21. Les formalités prescrites par la loi pour la rédaction des actes de l'état civil doivent-elles être observées sous peine de nullité? D'après les principes que nous avons posés sur les nullités, la décision de la question ne saurait être douteuse (1). La loi ne prononce pas la nullité, on ne pourrait donc l'admettre que si elle était virtuelle, c'est-à-dire si elle résultait de la volonté tacite du législateur. On admet qu'il y a nullité virtuelle quand les formes sont d'une grande importance et que l'intérêt de la société exige cette sanction sévère. Il est évident que tel n'est pas le caractère des formes établies pour les actes de l'état civil. L'article 42 veut que l'officier public y énonce les prénoms, âge, profession et domicile de tous ceux qui y sont dénommés. Il se trouve qu'il a oublié un prénom, qu'il n'a pas marqué l'âge ni la profession. Dira-t-on que ces irrégularités sont si graves que, dans l'intention du législateur, il faut frapper l'acte de nullité? Sans doute, il n'y a pas d'actes plus importants que les actes qui constatent l'état des personnes; mais c'est une raison de plus de ne pas prononcer la nullité pour inobservation de la moindre forme; en effet, ce serait compromettre l'état des hommes, alors que le but du législateur est de l'assurer. Et on compromettrait l'état des citoyens sans qu'il y eût aucune faute à leur reprocher; car d'ordinaire, quand un acte est irrégulier, c'est à la négligence, trop souvent à l'ignorance de l'officier public qu'il faut s'en prendre.
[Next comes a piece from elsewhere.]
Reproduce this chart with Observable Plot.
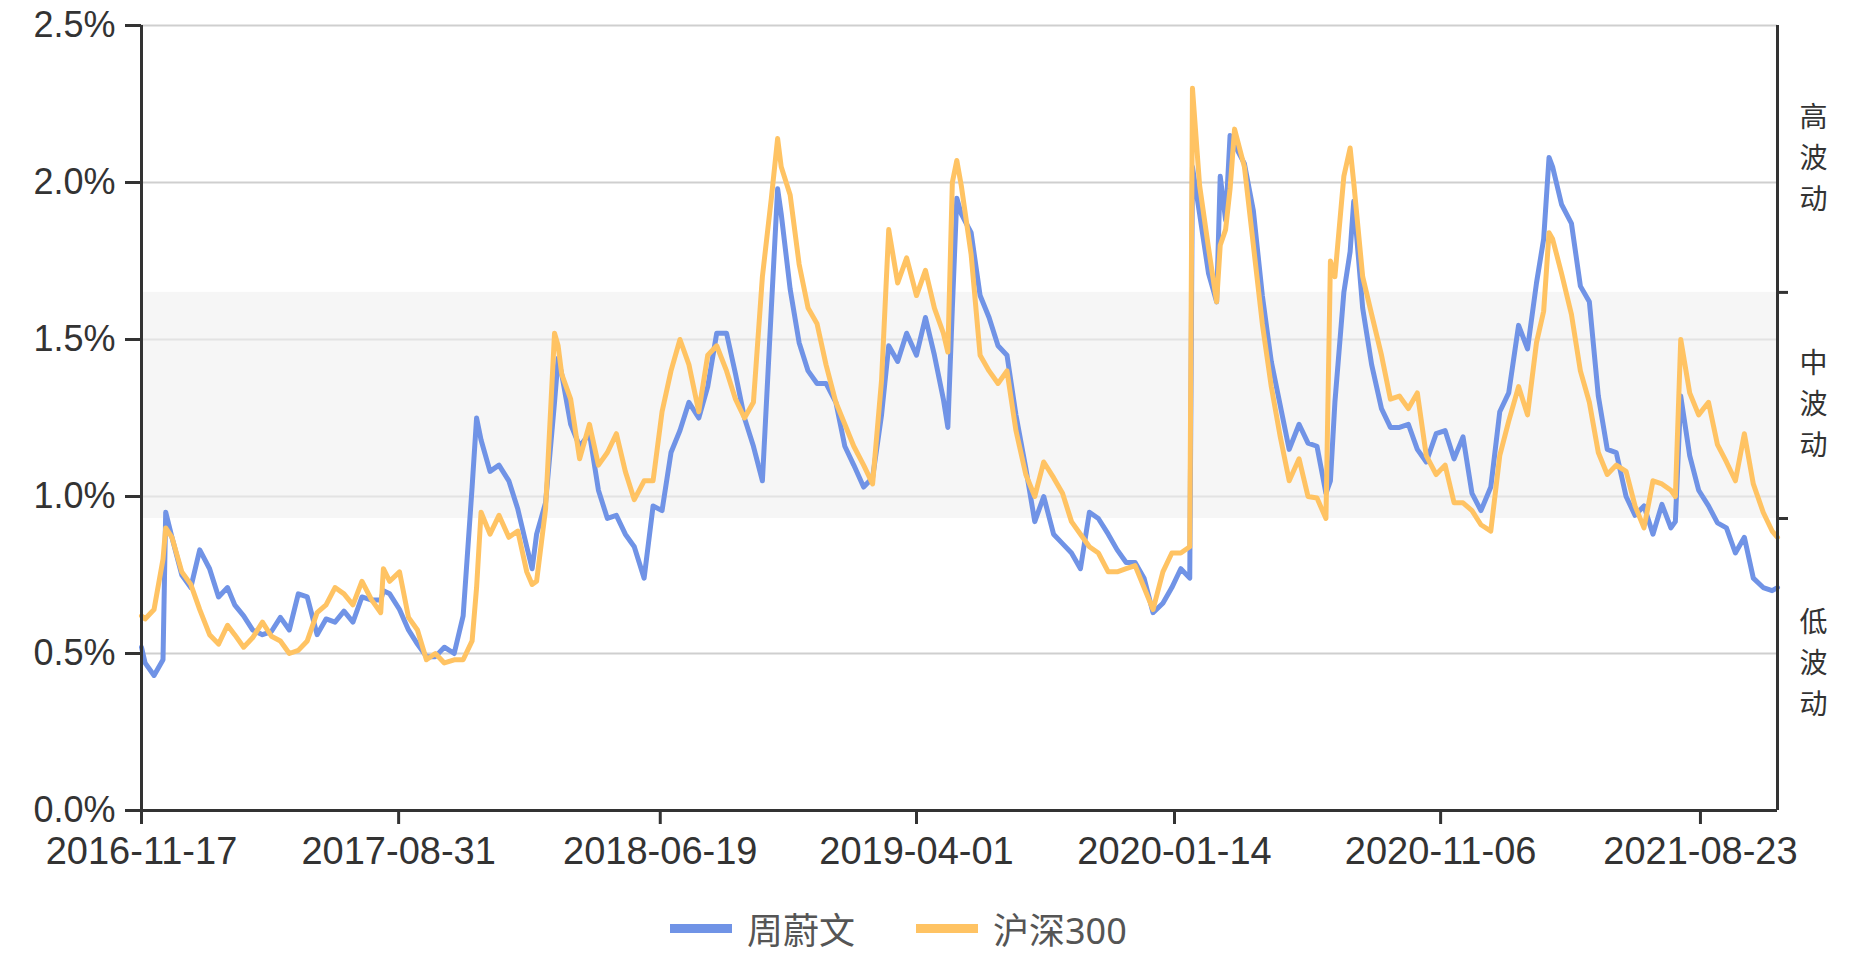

Le législateur a donc cherché une autre sanction en établissant des peines contre l'officier de l'état civil.

22. Est-ce à dire qu'il n'y ait jamais nullité? Nous avons admis, avec la doctrine, qu'il y a des formalités substantielles dont l'inobservation vicie l'acte à ce point.

(1) Voyez le tome Ier de mes Principes, p. 80, no 45.